Yeah, that was a bit of a crazy connection. So it was basically through Ryan Pollie. I had a friend from high school and then he went to Chicago for theatre school, and I went to LA just to work. And then he was acting in Chicago for a while and eventually moved to LA to start working there. And he moved to LA just as I moved to Portland. One time, I came back from Portland to LA just to visit him. And he had a roommate, which was Ryan Pollie, and Tyler was like “Yo, Ryan makes music too, you should talk to him” and this is when I just started recording stuff. So I came down and I played him these six demos. And he was like, “These are ready to put out, I’m going to get you in touch with my friend Matt he has a label called Forged Artifacts” and Matt listened to them and liked them. So those six tracks I actually shelved, I kind of bait and switched him without meaning to, I ended up giving him a new batch of songs and said how about you put this out instead. Those six tracks eventually ended up being on the split I put out with Tomemitsu a couple years ago.
This is your sixth release with Forged Artifacts, what made you decide to come out with a self-titled album after all these years?
I guess because I hadn’t done it yet. I had always meant for my first album to be self-titled, but I put The Dog Tape on the spine of it and then it just started getting referred to as that.
Was it important to you for your music to sound organic?
I think it just kind of plays out that way, because it honestly is just like a musical manifestation of my lack of professionalism. Whenever I meet another musician I always say “Hey, let’s send each other demos!” and they’re always like “Yeah!” And I think a lot of musicians just keep going back and tweaking little things and redoing parts here and there. And me, I’m the exact opposite, where inspiration will strike and I’ll play something on guitar and think “Oh, that’s cool.” And I’ll play it a few times, just so I remember it. Then I grab my interface and plug in and just record it. That kicks off this two or three hour process and by the beginning of the third hour I’m usually mentally done with it where I don’t want to keep working on this today, and at that point I’m usually 80% done with a song. I would say the vast majority of songs I’ve put out have been done in little three hour windows of time, so they’re organic in that sense where they just happen and that’s it, that’s the song. I’ll usually figure out within the first hour of working on something if it’s worth continuing. It’s unfortunately maybe a quantity over quality thing in many ways, but I like it.
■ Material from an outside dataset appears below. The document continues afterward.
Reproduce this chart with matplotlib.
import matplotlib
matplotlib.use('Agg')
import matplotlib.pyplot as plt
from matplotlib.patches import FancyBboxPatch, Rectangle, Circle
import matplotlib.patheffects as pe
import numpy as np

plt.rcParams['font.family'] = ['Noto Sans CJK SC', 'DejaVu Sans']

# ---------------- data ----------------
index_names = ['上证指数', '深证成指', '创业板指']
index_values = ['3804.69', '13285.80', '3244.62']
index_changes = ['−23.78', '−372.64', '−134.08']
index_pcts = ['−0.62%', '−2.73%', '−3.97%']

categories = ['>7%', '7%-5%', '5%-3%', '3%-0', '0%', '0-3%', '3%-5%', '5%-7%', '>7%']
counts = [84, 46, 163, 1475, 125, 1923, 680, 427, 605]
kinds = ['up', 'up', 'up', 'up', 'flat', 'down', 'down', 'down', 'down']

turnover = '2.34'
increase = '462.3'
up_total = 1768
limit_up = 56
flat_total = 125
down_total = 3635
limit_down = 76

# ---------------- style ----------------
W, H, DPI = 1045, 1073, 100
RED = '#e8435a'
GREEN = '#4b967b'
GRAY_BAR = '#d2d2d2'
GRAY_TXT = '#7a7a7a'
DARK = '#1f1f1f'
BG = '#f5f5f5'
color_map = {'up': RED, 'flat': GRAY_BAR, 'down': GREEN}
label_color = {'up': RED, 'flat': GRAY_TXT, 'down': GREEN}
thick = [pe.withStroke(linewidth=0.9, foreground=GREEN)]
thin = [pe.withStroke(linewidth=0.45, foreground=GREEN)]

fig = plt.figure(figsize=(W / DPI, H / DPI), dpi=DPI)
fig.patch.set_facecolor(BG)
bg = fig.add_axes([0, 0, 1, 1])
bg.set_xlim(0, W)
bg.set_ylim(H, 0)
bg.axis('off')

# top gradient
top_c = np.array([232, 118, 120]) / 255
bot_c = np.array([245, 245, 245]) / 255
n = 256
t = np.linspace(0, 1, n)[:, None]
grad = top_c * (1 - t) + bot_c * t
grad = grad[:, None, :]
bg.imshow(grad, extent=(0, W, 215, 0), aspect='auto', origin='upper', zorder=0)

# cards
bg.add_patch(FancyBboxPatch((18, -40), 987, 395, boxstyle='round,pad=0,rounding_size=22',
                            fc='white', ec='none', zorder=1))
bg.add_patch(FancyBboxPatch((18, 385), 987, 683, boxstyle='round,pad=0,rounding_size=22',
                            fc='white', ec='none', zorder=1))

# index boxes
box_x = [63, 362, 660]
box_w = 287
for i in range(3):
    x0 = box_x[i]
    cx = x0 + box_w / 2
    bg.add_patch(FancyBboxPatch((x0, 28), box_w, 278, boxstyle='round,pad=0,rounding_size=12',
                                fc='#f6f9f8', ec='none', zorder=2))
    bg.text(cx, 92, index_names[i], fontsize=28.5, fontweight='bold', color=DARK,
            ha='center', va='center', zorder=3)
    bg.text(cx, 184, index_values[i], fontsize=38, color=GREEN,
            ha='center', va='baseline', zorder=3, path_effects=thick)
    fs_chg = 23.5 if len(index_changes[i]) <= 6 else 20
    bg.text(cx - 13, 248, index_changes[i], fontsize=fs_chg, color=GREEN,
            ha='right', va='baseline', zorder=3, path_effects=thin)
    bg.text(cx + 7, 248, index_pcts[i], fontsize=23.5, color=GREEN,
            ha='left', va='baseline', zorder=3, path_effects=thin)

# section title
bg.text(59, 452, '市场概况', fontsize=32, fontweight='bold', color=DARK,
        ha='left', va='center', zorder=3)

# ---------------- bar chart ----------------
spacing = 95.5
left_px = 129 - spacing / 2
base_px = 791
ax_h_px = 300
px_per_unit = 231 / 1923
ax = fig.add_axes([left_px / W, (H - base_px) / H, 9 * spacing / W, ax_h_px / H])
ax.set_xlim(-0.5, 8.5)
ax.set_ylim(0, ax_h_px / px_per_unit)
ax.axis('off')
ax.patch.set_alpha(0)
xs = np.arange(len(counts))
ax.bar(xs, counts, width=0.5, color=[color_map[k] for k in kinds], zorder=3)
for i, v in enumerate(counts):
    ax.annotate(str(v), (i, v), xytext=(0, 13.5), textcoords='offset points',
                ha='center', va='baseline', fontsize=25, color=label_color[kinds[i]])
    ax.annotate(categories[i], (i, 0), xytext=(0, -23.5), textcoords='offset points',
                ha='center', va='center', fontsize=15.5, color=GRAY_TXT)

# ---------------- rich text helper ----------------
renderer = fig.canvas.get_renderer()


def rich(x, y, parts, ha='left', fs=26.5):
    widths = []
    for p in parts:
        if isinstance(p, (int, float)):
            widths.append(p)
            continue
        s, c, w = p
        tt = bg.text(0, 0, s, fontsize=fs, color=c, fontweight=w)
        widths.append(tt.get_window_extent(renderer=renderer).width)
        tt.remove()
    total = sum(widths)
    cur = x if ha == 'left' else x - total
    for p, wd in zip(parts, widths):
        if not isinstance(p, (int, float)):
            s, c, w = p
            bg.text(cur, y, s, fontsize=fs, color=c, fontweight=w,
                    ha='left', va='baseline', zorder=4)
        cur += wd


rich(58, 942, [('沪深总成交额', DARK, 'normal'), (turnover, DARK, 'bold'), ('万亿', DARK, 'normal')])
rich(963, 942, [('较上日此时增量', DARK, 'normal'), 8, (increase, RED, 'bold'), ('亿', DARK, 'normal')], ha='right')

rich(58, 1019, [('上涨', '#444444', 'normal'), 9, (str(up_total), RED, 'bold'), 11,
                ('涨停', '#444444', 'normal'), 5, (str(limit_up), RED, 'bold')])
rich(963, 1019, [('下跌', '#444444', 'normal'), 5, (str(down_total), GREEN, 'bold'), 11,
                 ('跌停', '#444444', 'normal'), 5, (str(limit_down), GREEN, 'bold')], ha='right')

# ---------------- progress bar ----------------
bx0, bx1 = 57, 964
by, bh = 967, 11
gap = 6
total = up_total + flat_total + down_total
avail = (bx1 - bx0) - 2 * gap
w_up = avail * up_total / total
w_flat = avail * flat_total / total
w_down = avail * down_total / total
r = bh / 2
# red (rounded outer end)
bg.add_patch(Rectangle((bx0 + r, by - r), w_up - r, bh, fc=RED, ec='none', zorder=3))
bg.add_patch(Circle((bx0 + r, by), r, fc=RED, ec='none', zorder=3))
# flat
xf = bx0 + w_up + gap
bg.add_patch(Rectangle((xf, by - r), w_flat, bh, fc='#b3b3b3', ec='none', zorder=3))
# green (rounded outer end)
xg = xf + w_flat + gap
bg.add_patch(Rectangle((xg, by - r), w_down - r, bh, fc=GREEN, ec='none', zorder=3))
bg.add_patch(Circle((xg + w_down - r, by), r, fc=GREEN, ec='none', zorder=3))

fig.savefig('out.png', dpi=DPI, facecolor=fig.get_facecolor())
What kind of influence do you think your background in working on videos has had on your music?
That’s a great question. I think the two of them go hand in hand. So, I actually wanted to work in radio when I was a kid. And I ended up going and getting into video because there’s more opportunity in the future there. But it definitely made music easier to learn, like the actual idea of visualizing tracks of audio and tracks of video and being able to know exactly what you want to do. That comes natural to me because I’ve been editing videos for a decade now. I think the two mediums go hand in hand. And my whole philosophy on post production is to make sure the audio is doing its job. If you can close your eyes and listen to what you’ve made, and it works and you’re not picking stuff out, then you’re probably going to have a fine cut. It’s just going to work. If you can stay interested in it with your eyes closed, you’re definitely going to be interested with your eyes open.